Happiness in every moment?


I don’t know about you but my hay fever has been really bad for the last week or two. My face has been swelling up, I’ve been sneezing, my entire head is itchy and my eyes have been swollen. I was on a Zoom call with my mother last Friday and towards the end I had a really violent sneeze, then felt a searing pain in my left eye. I tried to ignore it and go back to the conversation but I was looking at myself in the video call and saw that my left eye was puffing up and closing. So, didn’t want to worry Mama Jean, I finished up the call and went into the bathroom to find out what was going on.


When I looked in the mirror I saw that everything was not as it should be with my face. The lining that's usually behind my eye was now poking out a little on the side of my eye and as if that wasn’t fun enough, the upper left section of my face had swollen up and every time I moved my head it was agony. When my partner got home I pointed it out; I said to her "If I touch my face its really painful!" She’s grabbing my arm, trying to get me to stop poking it.


You’re probably wondering at this point why I’m telling you this - I promise there is a point to it. I went to bed that night, took a couple of ibuprofen to reduce the swelling and, to my relief, the next morning everything was back where it was supposed to be. What I couldn’t help doing was pressing my hand to my face where it had been swollen and feeling grateful and happy and relieved that it was fine and normal again. Just being OK was great.


And in the practice we call this feeling non-toothache. The insight of mindfulness is that the feeling of joy in the normal and the neutral is  available to us at any time. Our old friend TNH said ‘When I have a toothache, I discover that not having a toothache is a wonderful thing.  I had to have a toothache in order to be enlightened.  My non-toothache is peace and joy.’

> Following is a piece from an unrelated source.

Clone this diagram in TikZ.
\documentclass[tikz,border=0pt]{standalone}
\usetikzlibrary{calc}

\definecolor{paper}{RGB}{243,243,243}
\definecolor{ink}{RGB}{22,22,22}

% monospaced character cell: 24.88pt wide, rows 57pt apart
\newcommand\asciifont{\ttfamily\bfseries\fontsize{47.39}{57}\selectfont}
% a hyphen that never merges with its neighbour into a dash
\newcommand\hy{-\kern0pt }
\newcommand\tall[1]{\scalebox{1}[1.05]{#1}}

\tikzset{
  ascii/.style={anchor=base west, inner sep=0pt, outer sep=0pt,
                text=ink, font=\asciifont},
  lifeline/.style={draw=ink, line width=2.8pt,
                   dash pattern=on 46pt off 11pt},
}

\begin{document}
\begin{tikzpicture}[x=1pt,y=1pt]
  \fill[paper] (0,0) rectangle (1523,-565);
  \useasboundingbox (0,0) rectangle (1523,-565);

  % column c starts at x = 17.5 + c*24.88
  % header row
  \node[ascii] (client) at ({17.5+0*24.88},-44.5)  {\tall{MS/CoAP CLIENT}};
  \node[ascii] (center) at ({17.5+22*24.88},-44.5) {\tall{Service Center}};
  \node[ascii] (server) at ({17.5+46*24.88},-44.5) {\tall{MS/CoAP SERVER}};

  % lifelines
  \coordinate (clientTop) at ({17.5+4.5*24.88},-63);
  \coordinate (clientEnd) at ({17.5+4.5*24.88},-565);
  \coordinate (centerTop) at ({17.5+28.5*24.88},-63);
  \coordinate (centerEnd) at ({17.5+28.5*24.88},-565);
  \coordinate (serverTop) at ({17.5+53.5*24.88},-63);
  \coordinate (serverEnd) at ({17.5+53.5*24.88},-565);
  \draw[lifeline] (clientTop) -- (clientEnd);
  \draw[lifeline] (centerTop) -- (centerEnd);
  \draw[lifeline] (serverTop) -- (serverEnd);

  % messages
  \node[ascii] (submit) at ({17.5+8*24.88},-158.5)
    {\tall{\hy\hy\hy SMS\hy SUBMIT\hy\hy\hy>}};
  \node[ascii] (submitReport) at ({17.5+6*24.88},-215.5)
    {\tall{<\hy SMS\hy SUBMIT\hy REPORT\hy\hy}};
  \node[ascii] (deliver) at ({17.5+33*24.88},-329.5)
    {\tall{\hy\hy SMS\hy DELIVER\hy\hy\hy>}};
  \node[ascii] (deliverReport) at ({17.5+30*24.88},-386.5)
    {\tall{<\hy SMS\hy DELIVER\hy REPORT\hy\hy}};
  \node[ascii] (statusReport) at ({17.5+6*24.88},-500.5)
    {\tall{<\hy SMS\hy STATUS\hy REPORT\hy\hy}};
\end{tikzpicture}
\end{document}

We can access the feeling of joy and peace just by focusing our awareness on different parts of the body and enjoying the neutral feeling there, the feeling of being alive, the sense of the functions that it provides and feeling grateful. A certain amount of pain in our lives is inevitable, but we can use that experience as a counterfactual to appreciate what we have. We’ve talked about gratitude on the podcast before, the evidence shows its the one common trait of happy people. And so if we feel gratitude and look for joy in the small things, even a face that isn’t swollen up, we’re walking the path of happiness.